Tankless water heaters warm the water directly, using either gas or electric elements. The water is not stored in a tank. Direct heating allows for a consistent quantity of hot water for the entire length of a shower, load of laundry, or dishwasher cycle.

Life span is another big plus of going tankless. The average tankless water heater can last 20 years or longer. Parts are easy to find and replace and can greatly extend the life of a tankless water heater.

One con of a tankless water heater: It limits flow rates.

According to Energy.gov, on-demand water heaters provide about 2-5 gallons of water a minute. If a shower and a dishwasher are going at the same time, a gas-fired tankless water heater struggles to keep up.
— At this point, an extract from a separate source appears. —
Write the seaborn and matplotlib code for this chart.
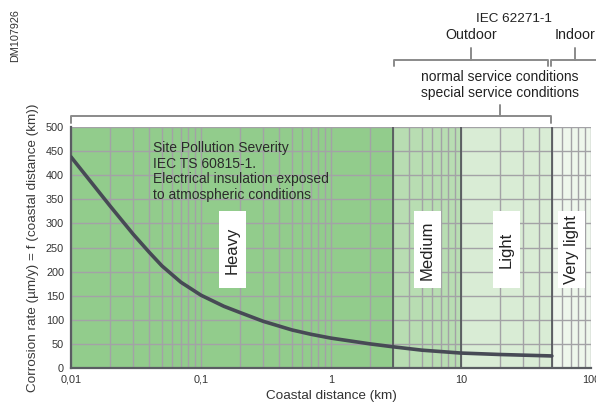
import matplotlib
matplotlib.use("Agg")
from matplotlib import pyplot as plt
from matplotlib.lines import Line2D
from matplotlib.patches import Rectangle
from matplotlib.ticker import FixedLocator, LogLocator, NullFormatter
import pandas as pd
import seaborn as sns

# corrosion curve
distance_km = [0.01, 0.02, 0.03, 0.04, 0.05, 0.07, 0.1, 0.15, 0.2, 0.3, 0.5, 0.7, 1, 2, 3, 5, 10, 20, 50]
corrosion = [438, 336, 278, 240, 212, 178, 151, 128, 115, 97, 79, 70, 62, 50, 44, 37, 31, 28, 25]

# pollution severity zones
zone_edges = [0.01, 3, 10, 50, 100]
zone_names = ["Heavy", "Medium", "Light", "Very light"]
zone_colors = ["#92cc8c", "#b8ddb2", "#d9ecd5", "#eef7ec"]

x_ticks = [0.01, 0.1, 1, 10, 100]
x_tick_labels = ["0,01", "0,1", "1", "10", "100"]
y_ticks = list(range(0, 501, 50))

W, H = 596, 408

sns.set_style("white")
plt.rcParams['font.family'] = ['Liberation Sans', 'DejaVu Sans']

fig = plt.figure(figsize=(W / 100, H / 100), dpi=100)
ax = fig.add_axes([71 / W, 40 / H, 520 / W, 241 / H])


def px(x, y):
    # pixel position (from top-left) -> figure fraction
    return x / W, 1 - y / H


def fig_line(xs, ys, color="#8a8a8a", lw=1.4):
    fx = [x / W for x in xs]
    fy = [1 - y / H for y in ys]
    fig.add_artist(Line2D(fx, fy, color=color, lw=lw, transform=fig.transFigure))


ax.set_xscale("log")
ax.set_xlim(zone_edges[0], zone_edges[-1])
ax.set_ylim(0, 500)

for i in range(len(zone_names)):
    ax.axvspan(zone_edges[i], zone_edges[i + 1], color=zone_colors[i], lw=0, zorder=0)

ax.xaxis.set_major_locator(FixedLocator(x_ticks))
ax.set_xticklabels(x_tick_labels)
ax.xaxis.set_minor_locator(LogLocator(base=10, subs=range(2, 10)))
ax.xaxis.set_minor_formatter(NullFormatter())
ax.set_yticks(y_ticks)
ax.grid(True, which="both", axis="x", color="#a3a2a6", lw=1.0, zorder=1)
ax.grid(True, which="major", axis="y", color="#a3a2a6", lw=1.0, zorder=1)
ax.set_axisbelow(True)
ax.tick_params(axis="both", which="both", length=0, labelsize=7.8, colors="#333333")
ax.tick_params(axis="x", pad=5)
ax.tick_params(axis="y", pad=5)

for edge in zone_edges[1:-1]:
    ax.axvline(edge, color="#4f5257", lw=1.2, zorder=2)

for side in ["top", "right"]:
    ax.spines[side].set_visible(False)
for side in ["left", "bottom"]:
    ax.spines[side].set_color("#5a5d62")
    ax.spines[side].set_linewidth(1.6)

df = pd.DataFrame({"distance": distance_km, "rate": corrosion})
sns.lineplot(data=df, x="distance", y="rate", color="#474a55", lw=2.6, ax=ax, zorder=4)

ax.set_xlabel("Coastal distance (km)", fontsize=9.7, color="#333333", labelpad=4)
ax.set_ylabel("Corrosion rate (µm/y) = f (coastal distance (km))", fontsize=9.7,
              color="#3a3a3a", labelpad=5)

ax.text(0.0425, 470, "Site Pollution Severity\nIEC TS 60815-1.\nElectrical insulation exposed\n"
        "to atmospheric conditions", fontsize=10, color="#2b2b2b", va="top", ha="left",
        linespacing=1.13, zorder=5)

# white label boxes for each zone
fig.canvas.draw()
box_w, box_h = 27, 77
for i, name in enumerate(zone_names):
    xc = (zone_edges[i] * zone_edges[i + 1]) ** 0.5
    cx, cy = ax.transData.transform((xc, 245))
    fig.add_artist(Rectangle(((cx - box_w / 2) / W, (cy - box_h / 2) / H), box_w / W, box_h / H,
                             facecolor="white", edgecolor="none", transform=fig.transFigure,
                             zorder=5))
    fig.text(cx / W, cy / H, name, rotation=90, ha="center", va="center", fontsize=12,
             color="#222222", zorder=6)

# brackets above the plot
fig_line([71, 71, 551, 551], [123, 116, 116, 123])
fig_line([500, 500], [116, 105])
fig.text(*px(500, 77), "normal service conditions", ha="center", va="center", fontsize=10,
         color="#222222")
fig.text(*px(500, 93), "special service conditions", ha="center", va="center", fontsize=10,
         color="#222222")

fig_line([394, 394, 548, 548], [66, 60, 60, 66])
fig_line([471, 471], [60, 48])
fig_line([551, 551, 600], [66, 60, 60])
fig_line([575, 575], [60, 48])
fig.text(*px(471, 35), "Outdoor", ha="center", va="center", fontsize=10.3, color="#222222")
fig.text(*px(575, 35), "Indoor", ha="center", va="center", fontsize=10.3, color="#222222")
fig.text(*px(514, 19), "IEC 62271-1", ha="center", va="center", fontsize=9.7, color="#222222")

fig.text(*px(15, 36), "DM107926", rotation=90, ha="center", va="center", fontsize=7.8,
         color="#333333")

fig.savefig("out.png", dpi=100)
The answer, according to Energy.gov, is to set up multiple tankless water heaters and combine them side by side to meet multiple demands. Homeowners can also install separate tankless water heaters for different appliances.

Some buyers will consider upfront costs a strike against the tankless alternative. Tankless heaters range from $800 to $1,000, while normal storage tank models are $300 to $480. Tankless gas models also have higher installation costs because of electrical outlets, improved gas pipes, and an advanced ventilation system. Long term, however, is where users find savings.

Tankless heaters are 24-34 percent more energy-efficient for homes that use 41 gallons or less of daily hot water. They are 8-14 percent more efficient for homes that use 86 gallons every day. A household with multiple tankless heaters can achieve 27-50 percent in energy savings.

Before making the big decision, first consider the size you need, how it will be powered (gas or electric), energy-efficiency ratings, and overall costs both short term and long term.